The tenant was expecting essentially a $25,000 allowance as a three month rent abatement, but, it is possible, they actually got nothing because they end up paying the full amount in percentage rent.

This comes into play anytime there is a reduction is rent – a pure rent abatement, an abatement for a tenant improvement allowance, ant type of rent concession, alternate rent due to a cotenancy failure, alternate rent due to an exclusive violation and so on. Therefore, it is critical to understand this little bit of throwaway language and how it may impact a tenant’s percentage rent requirements.

*** – See a previous post on true partial lease years.

Co-participation and similar obligation

It is not uncommon to have co-participation clauses in retail leases – a clause which states that a tenant will be obligated to pay a certain charge at a specific rate with annual increases to that charge, but 「only if at least 70% of the other tenants are similarly obligated to pay such charge.」

The percentage of other tenants is a negotiated percentage, often ranging from 60-85%. Further, there will often be exceptions to what types of tenants get considered when calculating this percentage, such as 「excluding department stores, outparcels and theaters.」 Sometimes the co-participation may be based upon absolute the absolute number of tenants, while in other cased it may be based upon the square footage. (In the case of the former, a 1,000 sf tenant’s participation carries the same weight as a 15,000 sf tenant’s participation, while in the case of the latter, the 15,000 sf tenant carries 15 times the weight.)

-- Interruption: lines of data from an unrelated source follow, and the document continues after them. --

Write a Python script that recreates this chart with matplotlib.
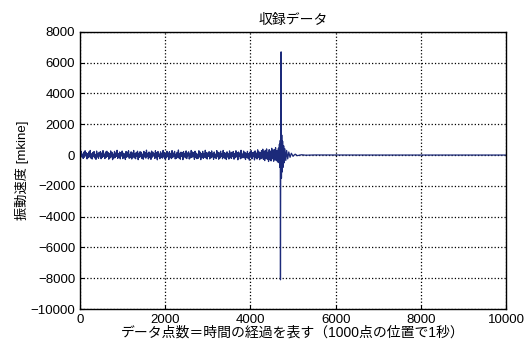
import numpy as np
import matplotlib
matplotlib.use("Agg")
import matplotlib.pyplot as plt

plt.rcParams['font.family'] = ['Liberation Sans', 'Noto Sans CJK JP', 'DejaVu Sans']

# pre-event noise, sampled every 15 points from 0 to 4650 [mkine]
noise_step = 15
noise_vel = [
    120, -180, 240, -90, 60, -220, 190, -140, 280, -60, 150, -250, 90, -170, 210, -120,
    300, -200, 80, -260, 170, -110, 230, -190, 40, -280, 260, -130, 110, -210, 180, -70,
    220, -240, 130, -160, 290, -100, 70, -230, 200, -150, 250, -80, 160, -270, 90, -190,
    270, -120, 180, -300, 60, -200, 240, -170, 140, -90, 310, -220, 100, -160, 200, -250,
    150, -60, 260, -230, 120, -180, 80, -290, 230, -140, 190, -100, 280, -210, 50, -170,
    210, -260, 140, -120, 300, -190, 90, -240, 170, -80, 250, -300, 120, -150, 220, -110,
    180, -230, 60, -270, 240, -130, 160, -200, 320, -90, 110, -250, 200, -170, 130, -280,
    260, -140, 190, -60, 90, -220, 280, -180, 150, -310, 230, -100, 70, -240, 210, -160,
    120, -200, 300, -130, 170, -260, 80, -190, 250, -110, 140, -290, 220, -150, 100, -230,
    290, -170, 130, -80, 240, -250, 60, -210, 180, -140, 330, -200, 110, -270, 190, -90,
    160, -300, 230, -120, 90, -180, 270, -230, 140, -60, 210, -260, 80, -190, 300, -150,
    200, -110, 150, -280, 250, -170, 120, -240, 60, -210, 280, -130, 190, -300, 100, -160,
    240, -220, 80, -140, 310, -190, 170, -260, 130, -90, 220, -250, 150, -180, 270, -120,
    110, -280, 200, -160, 60, -230, 290, -110, 180, -270, 140, -200, 250, -80, 90, -240,
    300, -150, 160, -230, 120, -290, 210, -130, 80, -260, 270, -180, 140, -220, 190, -100,
    230, -270, 100, -170, 280, -120, 150, -310, 200, -90, 130, -240, 310, -200, 70, -160,
    260, -190, 180, -290, 110, -150, 240, -220, 90, -330, 200, -130, 280, -250, 160, -110,
    190, -320, 270, -180, 130, -260, 340, -140, 210, -300, 150, -240, 290, -190, 380, -280,
    240, -360, 310, -220, 400, -270, 180, -420, 350, -300, 260, -380, 440, -240, 320, -400,
    360, -310, 480, -350, 280, -450, 390,
]

# event part: sample index and velocity [mkine]
event_idx = [4660, 4670, 4680, 4690, 4700, 4705, 4712, 4720, 4728, 4735,
             4745, 4755, 4765, 4780, 4795, 4810, 4830, 4850, 4875, 4900,
             4930, 4960, 5000, 5050, 5100, 5200, 5300, 5500, 7000, 10000]
event_vel = [450, -500, 700, -800, 950, -8100, 1200, 6700, -1500, 1300,
             -1100, 900, -800, 600, -500, 400, -350, 300, -250, 200,
             -150, 120, -80, 60, -40, 20, -10, 5, 0, 0]

noise_idx = np.arange(len(noise_vel)) * noise_step
x = np.concatenate([noise_idx, event_idx])
y = np.concatenate([noise_vel, event_vel])

fig = plt.figure(figsize=(5.28, 3.5), dpi=100)
ax = fig.add_axes([0.1515, 0.117, 0.807, 0.792])
ax.plot(x, y, color='#1c2a7a', linewidth=0.9)

ax.set_xlim(0, 10000)
ax.set_ylim(-10000, 8000)
ax.set_xticks(np.arange(0, 10001, 2000))
ax.set_yticks(np.arange(-10000, 8001, 2000))
ax.grid(True, linestyle=':', color='black', linewidth=0.9)
ax.tick_params(direction='in', labelsize=9.5, length=3)
for s in ax.spines.values():
    s.set_linewidth(1.0)

ax.set_title('収録データ', fontsize=10, pad=6)
ax.set_xlabel('データ点数＝時間の経過を表す（1000点の位置で1秒）', fontsize=10, labelpad=0)
ax.set_ylabel('振動速度 [mkine]', fontsize=9.5, labelpad=1)

fig.savefig('out.png', dpi=100)
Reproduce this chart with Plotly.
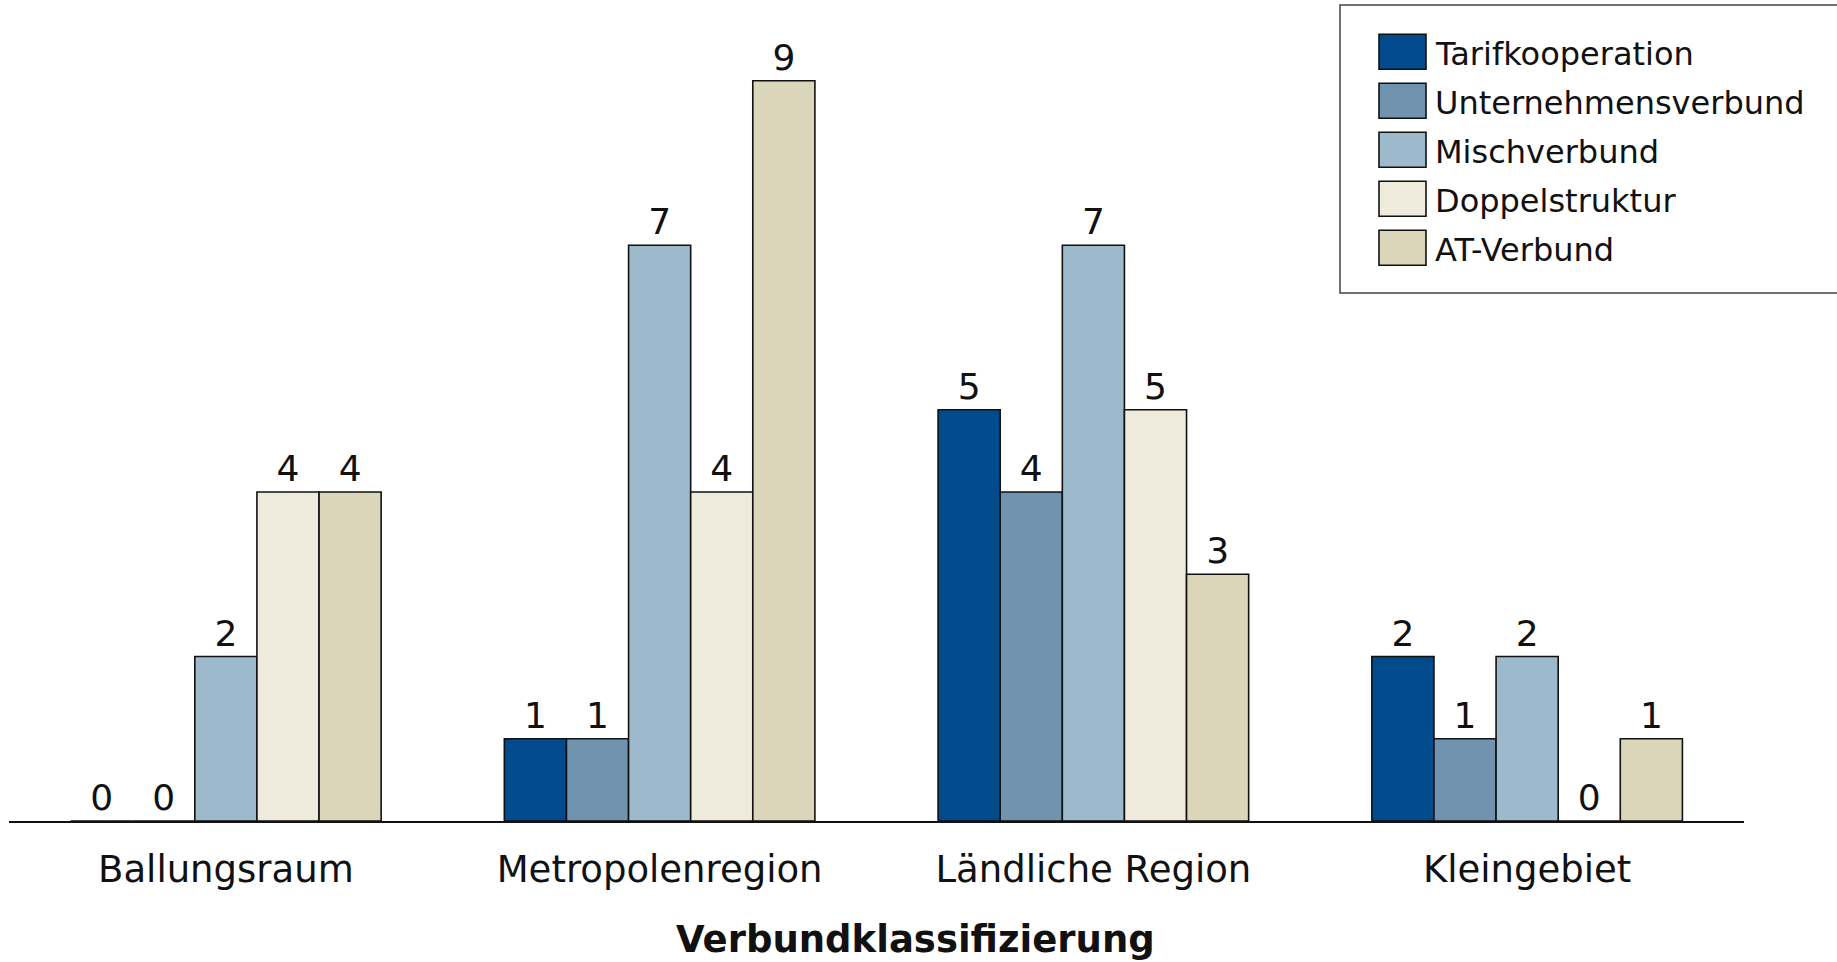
import plotly.graph_objects as go

categories = ["Ballungsraum", "Metropolenregion", "Ländliche Region", "Kleingebiet"]
series_names = ["Tarifkooperation", "Unternehmensverbund", "Mischverbund", "Doppelstruktur", "AT-Verbund"]
tarifkooperation = [0, 1, 5, 2]
unternehmensverbund = [0, 1, 4, 1]
mischverbund = [2, 7, 7, 2]
doppelstruktur = [4, 4, 5, 0]
at_verbund = [4, 9, 3, 1]
series_values = [tarifkooperation, unternehmensverbund, mischverbund, doppelstruktur, at_verbund]
colors = ["#014B8D", "#7094B0", "#9CBACB", "#EEEBDD", "#DBD6B9"]
x_title = "Verbundklassifizierung"

W, H = 1837, 962
ML, MR, MT, MB = 9, 93, 15, 141
PW, PH = W - ML - MR, H - MT - MB

def px_x(p):
    return (p - ML) / PW

def px_y(p):
    return (H - MB - p) / PH

FONT = "DejaVu Sans"

fig = go.Figure()
for name, vals, col in zip(series_names, series_values, colors):
    fig.add_trace(go.Bar(
        x=categories, y=vals, name=name,
        marker=dict(color=col, line=dict(color="#111111", width=1.6)),
        text=[str(v) for v in vals], textposition="outside",
        textfont=dict(family=FONT, size=36, color="#111111"),
        cliponaxis=False, showlegend=False,
    ))

shapes = []
annotations = []
# legend box
shapes.append(dict(type="rect", xref="paper", yref="paper",
                   x0=px_x(1340), x1=px_x(1860), y0=px_y(5), y1=px_y(293),
                   line=dict(color="#444444", width=1.5), fillcolor="white", layer="above"))
for i, (name, col) in enumerate(zip(series_names, colors)):
    top = 34.3 + 49 * i
    shapes.append(dict(type="rect", xref="paper", yref="paper",
                       x0=px_x(1379), x1=px_x(1426), y0=px_y(top), y1=px_y(top + 35),
                       line=dict(color="#111111", width=1.6), fillcolor=col, layer="above"))
    annotations.append(dict(xref="paper", yref="paper", x=px_x(1433), y=px_y(top + 20),
                            xanchor="left", yanchor="middle", text=name, showarrow=False,
                            font=dict(family=FONT, size=32, color="#111111")))

annotations.append(dict(xref="paper", yref="paper", x=px_x(916), y=px_y(939),
                        xanchor="center", yanchor="middle", text="<b>" + x_title + "</b>",
                        showarrow=False, font=dict(family=FONT, size=37, color="#111111")))

fig.update_layout(
    width=W, height=H,
    margin=dict(l=ML, r=MR, t=MT, b=MB),
    barmode="group", bargap=0.284, bargroupgap=0,
    plot_bgcolor="white", paper_bgcolor="white",
    shapes=shapes, annotations=annotations,
    showlegend=False,
    xaxis=dict(type="category", range=[-0.5, 3.5], showline=True, linecolor="#111111", linewidth=2,
               showgrid=False, zeroline=False, ticks="",
               tickfont=dict(family=FONT, size=37, color="#111111"), ticklabelstandoff=15),
    yaxis=dict(range=[0, 9.8], visible=False, showgrid=False, zeroline=False),
)

fig.write_html("out.html")
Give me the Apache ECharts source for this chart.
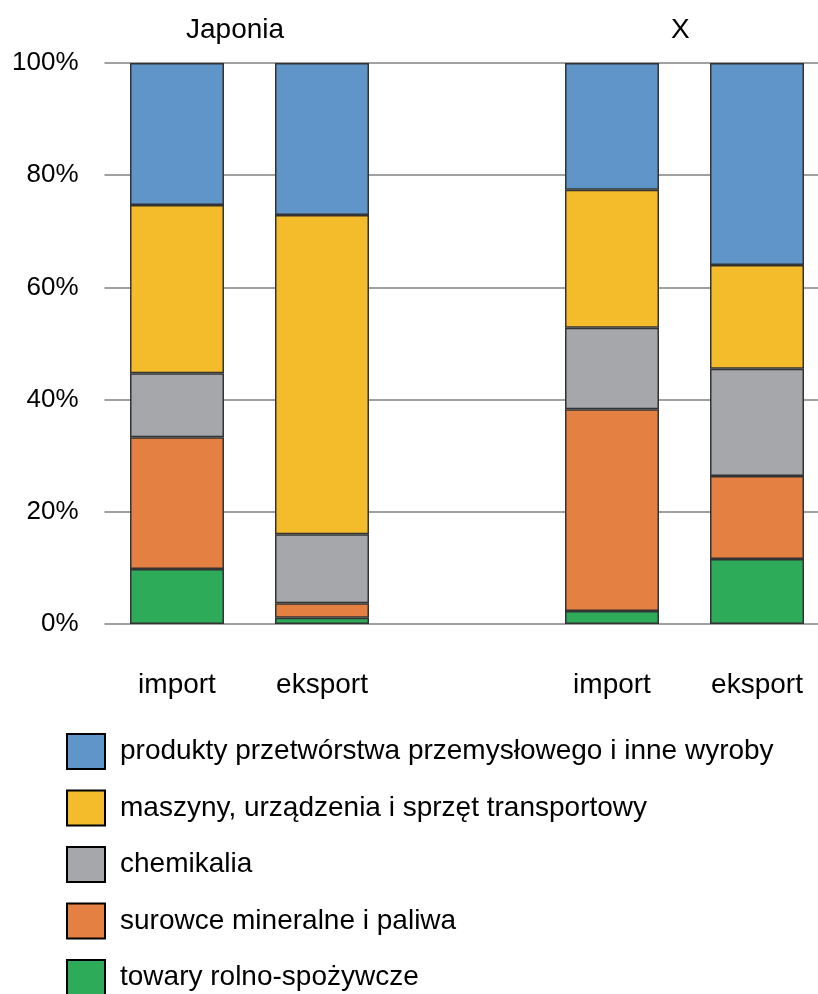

Where the clause gets dicey and ambiguous is when 「similarly obligated」 is not defined. If a tenant is required to pay $2.00/sf increased by 5% per year, do other tenants have to pay similar rates per square foot with similar increases, or is it based upon absolute amounts? If another tenant pays the same $2.00/sf, but has 3% increases, does that eliminate the similar obligation? If a tenant is paying a $1,000 per year marketing charge, but another tenant sponsors two celebrity autograph events in lieu of a contribution, are they not both obligated?

Ambiguity typically goes against the writer, and it is typically a tenant requesting/offering the co-participation clause. With ambiguity, it is fairly easy to present a supportable position for or against 「similarly obligated.」

So, take the time to eliminate the ambiguity in advance!